I sent the boys inside and put my bags down. I locked eyes with him. “I am not going to your Mom’s house, I am not going to see your father, and please stop calling my family and telling them you love them.” I started to feel like he was trying to drive me crazy. In the most real sense of the phrase. I would rather eat a sea urchin while stroking a tarantula under its chin while being kicked by a horse than see anyone in his family. A family of adulterers. Every single one of them. Multiple times. Oh, but this nugget of information was hidden from me until 6 weeks after we were married and his mother and father dropped the divorce bomb on us. The apple falls not far…
“I’d like to see your Mom.”
“My mom does not want to see you, hear from you or even think that you may still be on the planet.” If she could send you right to Hell she would. Express. She’d even fork over miles for the ticket.
His face went white. My mom is a very special lady that no one would betray. She welcomed him into this family with open arms. On the night when he asked for my hand in marriage she expressed her one concern given his occupation.
“I am concerned that you will stray in marriage because of the environment in which you work.”
“I would never hurt your daughter in that way.”
But what I will do is do exactly as I please and blame it on everyone but myself. Compartmentalizing is a fascinating skill. It had not occurred to him that by cheating on me he had betrayed my mother, my whole family. He actually believed that they still cared about him. If I had called my Mom and said, “The Genius has been run over by an elephant seal,” she would have asked for the address to the party celebrating his demise and inquired as to the health and well-being of the seal.
He turned and left the garage, driving away from a family that embraced him as a son, a brother and a friend.

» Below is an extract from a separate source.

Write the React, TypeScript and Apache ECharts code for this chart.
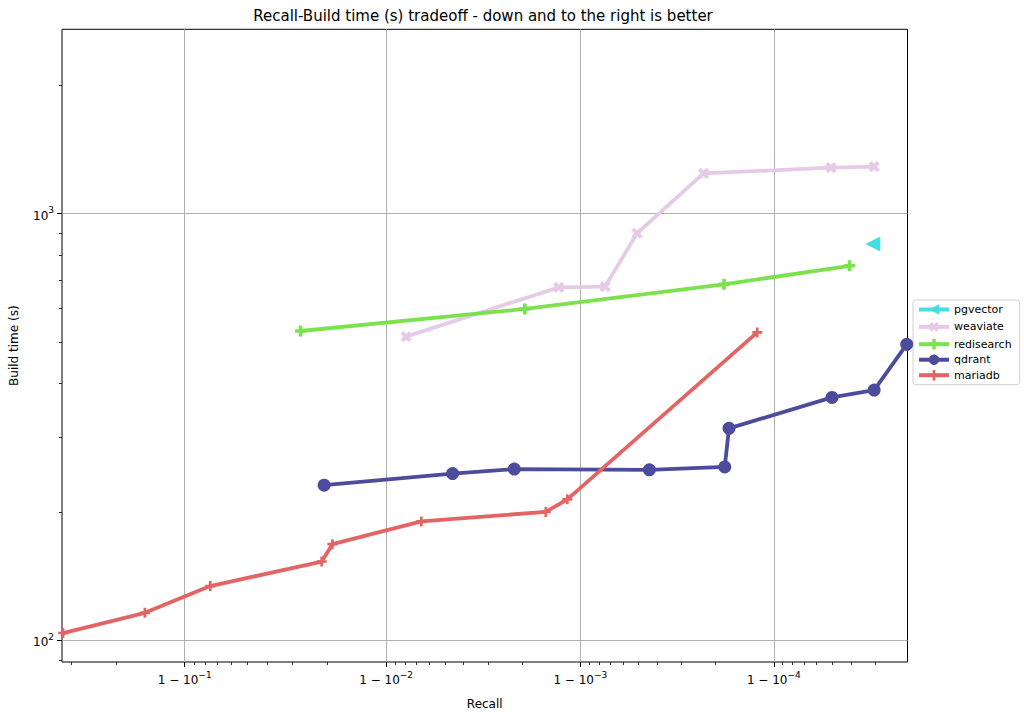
import React, { useEffect, useRef } from "react";
import * as echarts from "echarts";

// ---- data (recall, build time in seconds) ----
const pgvectorRecall = [0.99996922];
const pgvectorBuild = [849];

const weaviateRecall = [0.9921, 0.998708, 0.999256, 0.999491, 0.9997691, 0.99994936, 0.9999697];
const weaviateBuild = [515, 672, 675, 900, 1243, 1282, 1289];

const redisearchRecall = [0.97278, 0.998067, 0.9998191, 0.9999594];
const redisearchBuild = [531, 598, 683, 755];

const qdrantRecall = [0.9793, 0.99544, 0.997808, 0.99956, 0.9998206, 0.9998295, 0.99994996, 0.9999697, 0.99997944];
const qdrantBuild = [231, 246, 252, 251, 255, 314, 371, 386, 494];

const mariadbRecall = [0.679, 0.8485, 0.9242, 0.97871, 0.98121, 0.9934, 0.998492, 0.998833, 0.9998782];
const mariadbBuild = [104, 116, 134, 153, 168, 190, 200, 214, 527];

// ---- axis ticks / limits ----
const recallMin = 0.6762;
const recallMax = 0.99997963;
const buildMin = 88.95;
const buildMax = 2706;
const recallMajorTicks = [0.9, 0.99, 0.999, 0.9999];
const recallMinorTicks = [
  0.7, 0.8,
  0.91, 0.92, 0.93, 0.94, 0.95, 0.96, 0.97, 0.98,
  0.991, 0.992, 0.993, 0.994, 0.995, 0.996, 0.997, 0.998,
  0.9991, 0.9992, 0.9993, 0.9994, 0.9995, 0.9996, 0.9997, 0.9998,
  0.99991, 0.99992, 0.99993, 0.99994, 0.99995, 0.99996, 0.99997,
];
const buildMajorTicks = [100, 1000];
const buildMinorTicks = [90, 200, 300, 400, 500, 600, 700, 800, 900, 2000];

const seriesNames = ["pgvector", "weaviate", "redisearch", "qdrant", "mariadb"];
const colors = ["#45dfe0", "#e6cbe6", "#7be24d", "#4c4b9c", "#e46464"];

const logit = (p: number) => Math.log10(p / (1 - p));
const lg = (v: number) => Math.log10(v);

const plusFilled = "path://M-1,-3L1,-3L1,-1L3,-1L3,1L1,1L1,3L-1,3L-1,1L-3,1L-3,-1L-1,-1Z";
const plusThin = "path://M-0.8,-3L0.8,-3L0.8,-0.8L3,-0.8L3,0.8L0.8,0.8L0.8,3L-0.8,3L-0.8,0.8L-3,0.8L-3,-0.8L-0.8,-0.8Z";

const pts = (r: number[], b: number[]) => r.map((x, i) => [logit(x), lg(b[i])]);

export default function App() {
  const ref = useRef<HTMLDivElement>(null);
  useEffect(() => {
    if (!ref.current) return;
    const chart = echarts.init(ref.current, null, { renderer: "svg" });
    const font = "DejaVu Sans";
    const rich = {
      a: { fontSize: 12, fontFamily: font, color: "#000", lineHeight: 16, verticalAlign: "bottom" },
      s: { fontSize: 9, fontFamily: font, color: "#000", lineHeight: 16, verticalAlign: "top" },
    };
    const data = [
      pts(pgvectorRecall, pgvectorBuild),
      pts(weaviateRecall, weaviateBuild),
      pts(redisearchRecall, redisearchBuild),
      pts(qdrantRecall, qdrantBuild),
      pts(mariadbRecall, mariadbBuild),
    ];
    const symbols: any[] = ["triangle", plusFilled, plusFilled, "circle", plusThin];
    const sizes = [15, 12, 11, 13, 10];
    const rotates = [90, 45, 0, 0, 0];
    const xMin = logit(recallMin);
    const xMax = logit(recallMax);
    const yMin = lg(buildMin);
    const yMax = lg(buildMax);
    chart.setOption({
      animation: false,
      color: colors,
      grid: {
        left: 58.5,
        right: 116.5,
        top: 29.3,
        bottom: 53,
        show: true,
        borderColor: "#000",
        borderWidth: 1,
        backgroundColor: "#fff",
      },
      graphic: [
        {
          type: "text",
          x: 483,
          y: 16,
          style: {
            text: "Recall-Build time (s) tradeoff - down and to the right is better",
            fontFamily: font,
            fontSize: 15,
            fill: "#000",
            align: "center",
            verticalAlign: "middle",
          },
        },
      ],
      legend: {
        orient: "vertical",
        left: 913,
        top: 300,
        data: seriesNames,
        itemWidth: 30,
        itemHeight: 13,
        itemGap: 4.5,
        padding: [4, 8, 4, 4],
        borderColor: "#d0d0d0",
        borderWidth: 1,
        borderRadius: 3,
        backgroundColor: "#fff",
        lineStyle: { width: 4 },
        textStyle: { fontFamily: font, fontSize: 11, color: "#000" },
      },
      xAxis: [
        {
          type: "value",
          min: xMin,
          max: xMax,
          name: "Recall",
          nameLocation: "middle",
          nameGap: 36,
          nameTextStyle: { fontFamily: font, fontSize: 12, color: "#000" },
          axisLine: { show: false },
          axisTick: {
            show: true,
            length: 5,
            lineStyle: { color: "#000", width: 1 },
            customValues: recallMajorTicks.map(logit),
          },
          axisLabel: {
            customValues: recallMajorTicks.map(logit),
            margin: 8,
            formatter: (v: number) => `{a|1 − 10}{s|−${Math.round(v)}}`,
            rich,
          },
          splitLine: { show: true, lineStyle: { color: "#b0b0b0", width: 1 } },
        },
        {
          type: "value",
          min: xMin,
          max: xMax,
          position: "bottom",
          axisLine: { show: false },
          axisTick: {
            show: true,
            length: 3,
            lineStyle: { color: "#000", width: 0.8 },
            customValues: recallMinorTicks.map(logit),
          },
          axisLabel: { show: false },
          splitLine: { show: false },
        },
      ],
      yAxis: [
        {
          type: "value",
          min: yMin,
          max: yMax,
          name: "Build time (s)",
          nameLocation: "middle",
          nameGap: 42,
          nameTextStyle: { fontFamily: font, fontSize: 12, color: "#000" },
          axisLine: { show: false },
          axisTick: {
            show: true,
            length: 5,
            lineStyle: { color: "#000", width: 1 },
            customValues: buildMajorTicks.map(lg),
          },
          axisLabel: {
            customValues: buildMajorTicks.map(lg),
            margin: 8,
            formatter: (v: number) => `{a|10}{s|${Math.round(v)}}`,
            rich,
          },
          splitLine: { show: true, lineStyle: { color: "#b0b0b0", width: 1 } },
        },
        {
          type: "value",
          min: yMin,
          max: yMax,
          position: "left",
          axisLine: { show: false },
          axisTick: {
            show: true,
            length: 3,
            lineStyle: { color: "#000", width: 0.8 },
            customValues: buildMinorTicks.map(lg),
          },
          axisLabel: { show: false },
          splitLine: { show: false },
        },
      ],
      series: seriesNames.map((name, i) => ({
        name,
        type: "line",
        xAxisIndex: 0,
        yAxisIndex: 0,
        data: data[i],
        symbol: symbols[i],
        symbolSize: sizes[i],
        symbolRotate: rotates[i],
        showSymbol: true,
        lineStyle: { width: 3.8, color: colors[i], join: "round" },
        itemStyle: { color: colors[i], borderWidth: 0 },
        z: 2 + i,
      })),
    });
    return () => chart.dispose();
  }, []);
  return (
    <div
      ref={ref}
      style={{ position: "fixed", left: 0, top: 0, width: 1024, height: 715, background: "#fff" }}
    />
  );
}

Every one of them feeling the same sense of betrayal and disgust as me.
I walked into my safe house, tucked my boys into bed and marveled at my ability to weather 16 hours with The Genius.
Every day since the pocket call has changed me in large ways. The next four days would center me, preparing me for a life on my own. I was balancing on a rolling log, water cooling my fast-moving feet. And every once-in-a-while a hand would appear, helping to steady me. I grabbed the hand of Mr. Jackpot and smiled.
JC says
Isn’t it so funny how they think the world revolves around them? I always used to say about my ex that it was his world & I just lived in it.
Divorce has the domino effect. It doesn’t just affect the husband & wife…it trickles down to include parents, siblings, nieces/nephews, etc. I even lost my dog to him for Christ’s sake!
They don’t think of any of this stuff because they can’t see past themselves!
Cleo says
JC,
So true. If someone like The Genius sees others, it’s because he is looking at what they can do for him, or how they make him look or feel.
Now, the flip side can be equally as troubling; women only seeing others and never themselves. I found for many days I was spending my waking time seeing only him and what he had done. All my energy was directed at dismantling The Genius, shaming him for what he had done and creating sarcastic, poisonous barb after barb to wing mercilessly in his face.
I thought it would make me feel better but it did just the opposite. It was then that I realized my responsibility to myself. I needed to be focusing on me and what I needed to do for myself so that I could remain joyful. My children deserved that and more from me.
He was not going to be able to turn me into a woman scorned.
I will be a woman reborn.
Thank you for reading, commenting and hopefully laughing,
Love yourself,
Cleo
cockrobin says
Cleo you are wonderful !! so focused and strong it’s amazing all the while hilarious and entertaining. so many are behind you cheering you on — and your finish line will be red as in the carpet when your walking it for your stories movie premiere !! continue to share your story while loving yourself.
Cleo says
Dear Miss Robin,
I should call you Miss Robin, right? Or should we be on a first name basis?
Your words are so kind. I am so grateful to have the opportunity to work through this life-changing event and gather the support necessary to do so from all corners of the world. I hope my words are thought-provoking and laugh-inducing.
Even in light of having to deal with The Genius, I find joy and laughter all around me. And in the quiet moments I allow all that is happening to me to flow through me. These last few months have resulted in such dramatic personal growth, that if I couldn’t blog about it I might shut down.
I’m too excited about life to shut down.
Thank you, Miss Robin. Oh, that’s just too formal. Thanks, Cock.